Nutanix, a leader in hybrid multicloud computing, today announced that Paulo Pereira joins the worldwide leadership team as Vice President, EMEA Presales.
Paulo joined Nutanix in 2016, where he hit the ground running as a Systems Engineering (SE) Manager for the Middle East. With his dedication and strategic approach, he quickly moved into managing EMEA Emerging Markets, where he has been leading with distinction for the last 5 years. Before Nutanix, Paulo spent 16 years at Cisco, working in diverse roles across Portugal, Saudi Arabia, and the UAE.
Commenting on the appointment, Mike Phelan, SVP Global Solution Sales at Nutanix says, “Paulo’s passion for work, and life, shine through in his leadership style. Those who have worked closely with Paulo remark on his ability to simultaneously inspire, challenge and mentor others through change. He is deeply analytical, thoughtful, a straight shooter, and someone who doesn’t shy away from a challenge. I couldn't be more excited about what he will accomplish in this new leadership role at Nutanix.”
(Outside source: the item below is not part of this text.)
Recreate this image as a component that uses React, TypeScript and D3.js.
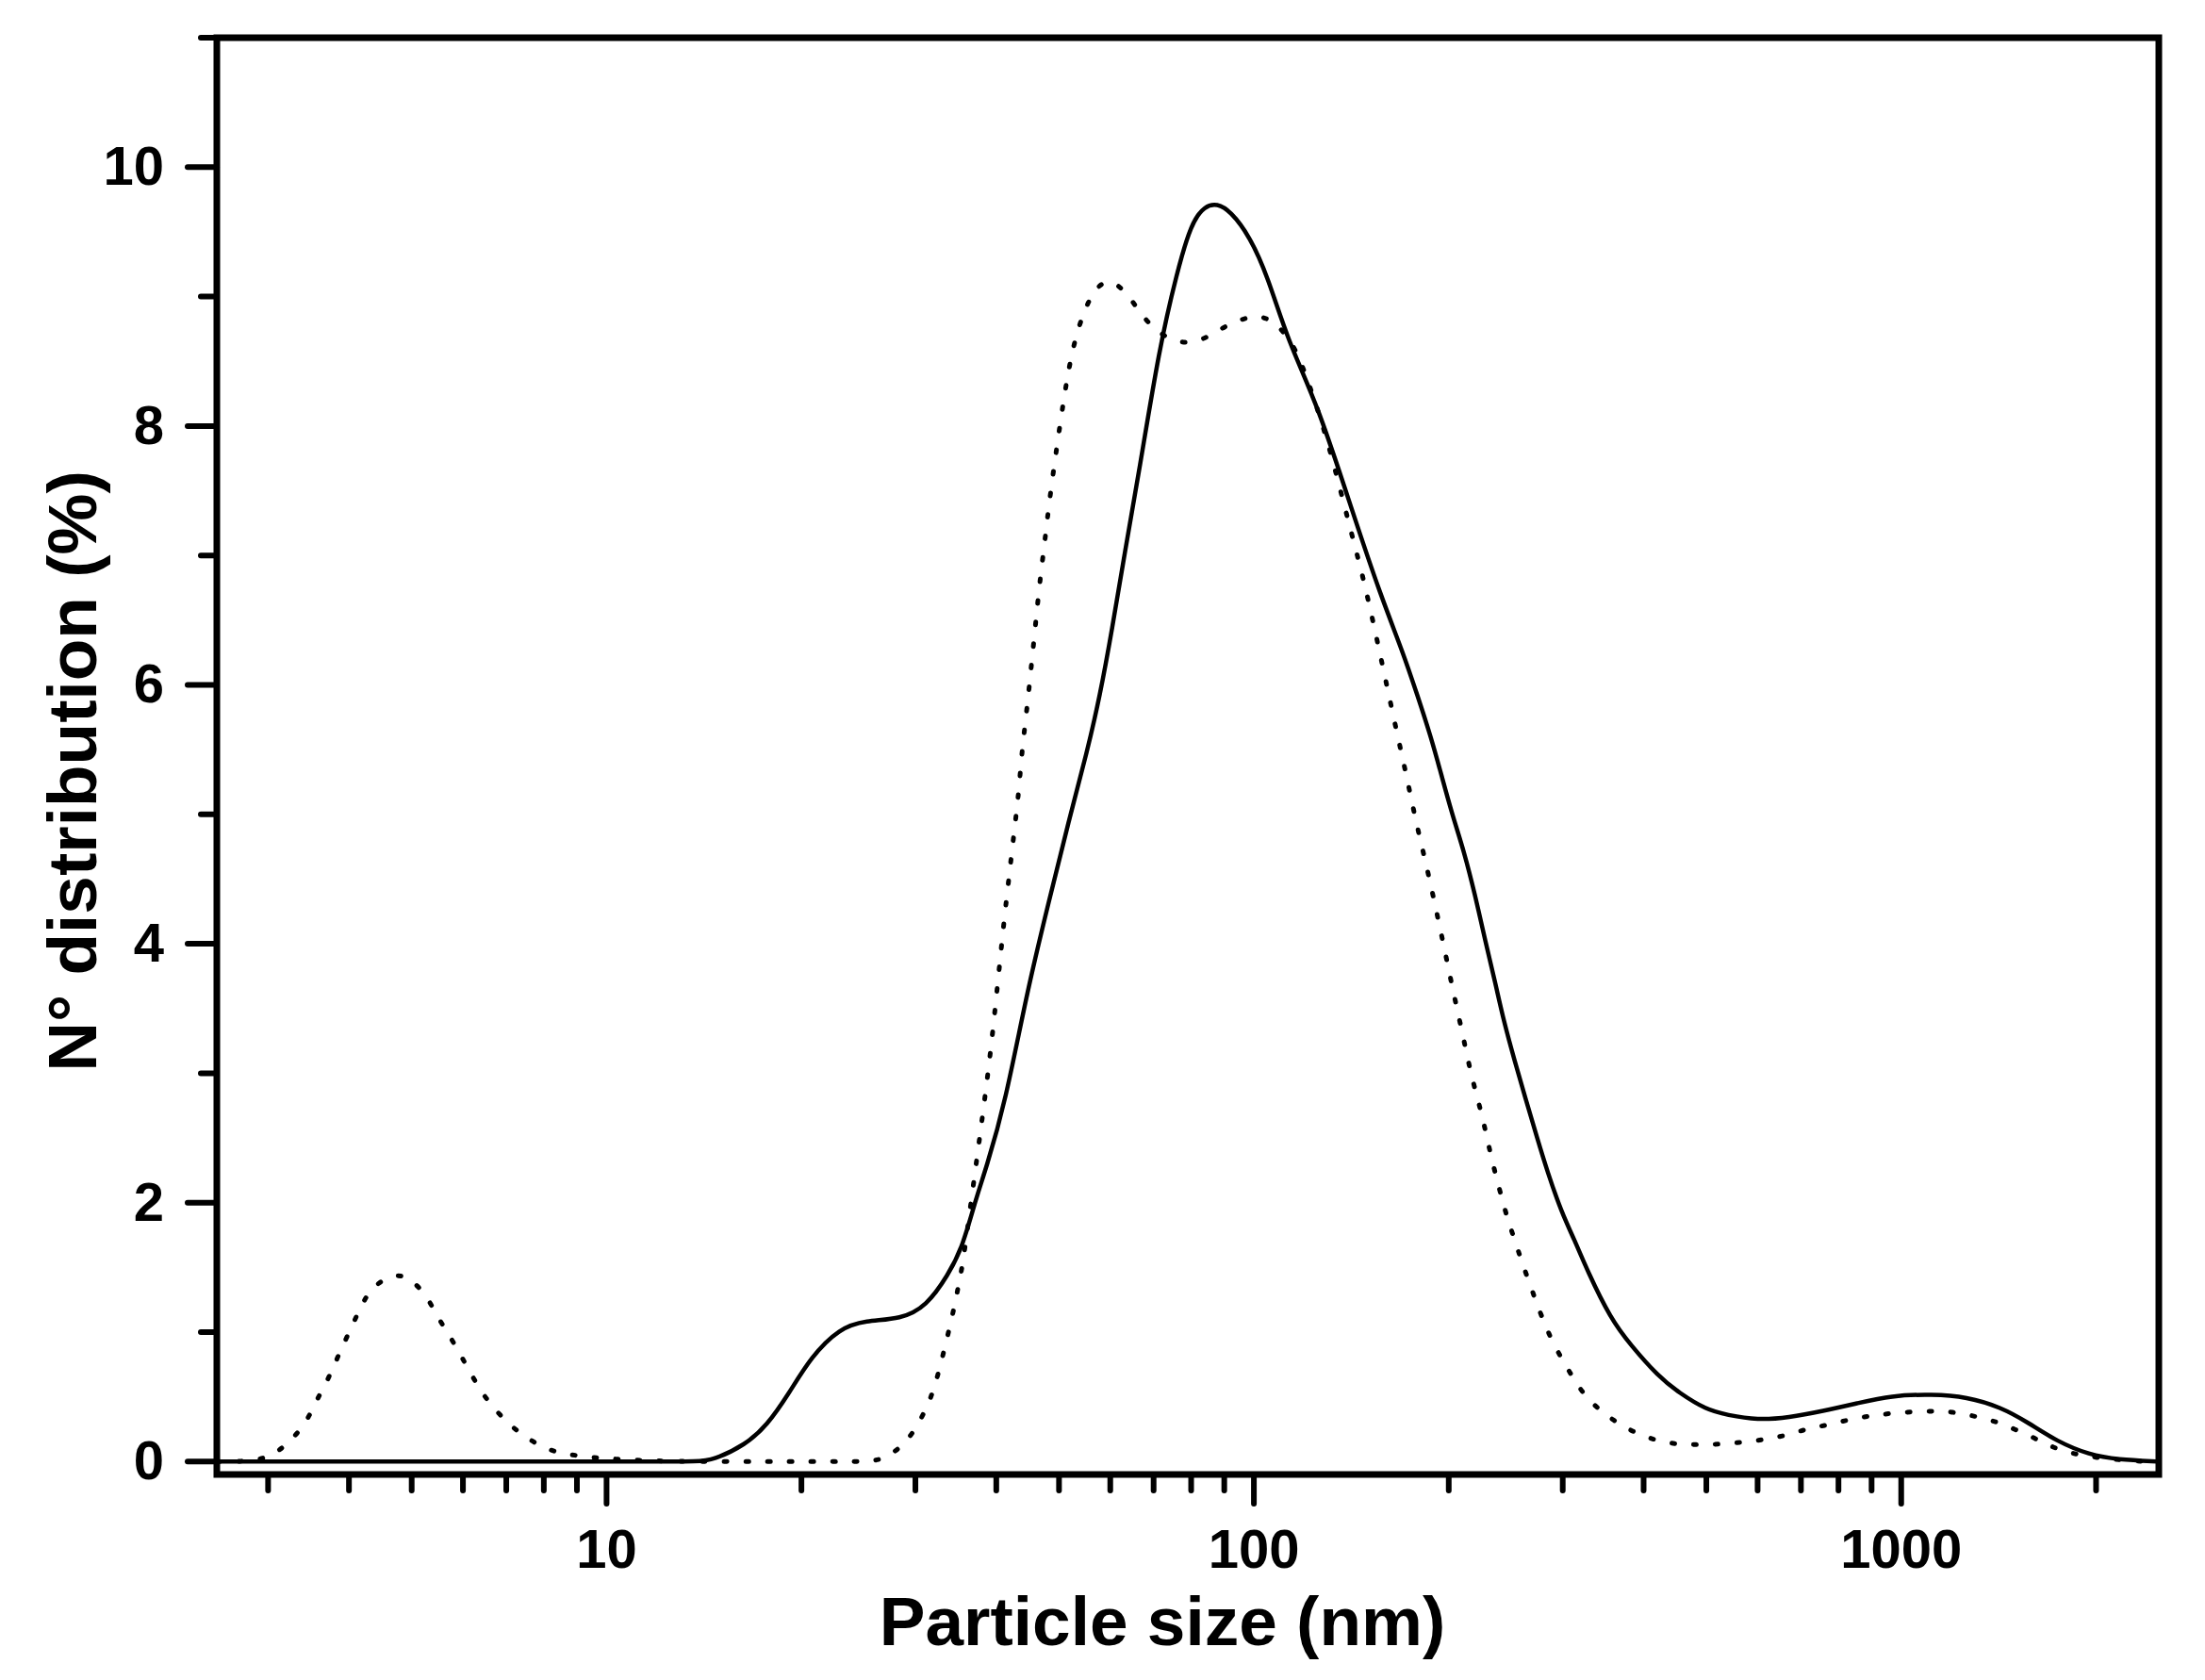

“I am truly honoured to lead Nutanix’s EMEA pre-sales team, at an exciting time when digital transformation is the need of the hour, cloud computing and AI are imperatives and no longer a luxury. In the cloud space, Nutanix is at the forefront of innovation - solving the very toughest challenges that plague organisations as they try to wrap their minds around the complexities of hybrid cloud. We understand that enterprises have unique requirements and are at different stages of the cloud adoption cycle, and our job is to identify and match technology opportunities with customers’ business issues and objectives. I’m looking forward to progressing the great work that’s currently underway and excited to move Nutanix’s business to the next level across the region,” concludes Paulo Pereira.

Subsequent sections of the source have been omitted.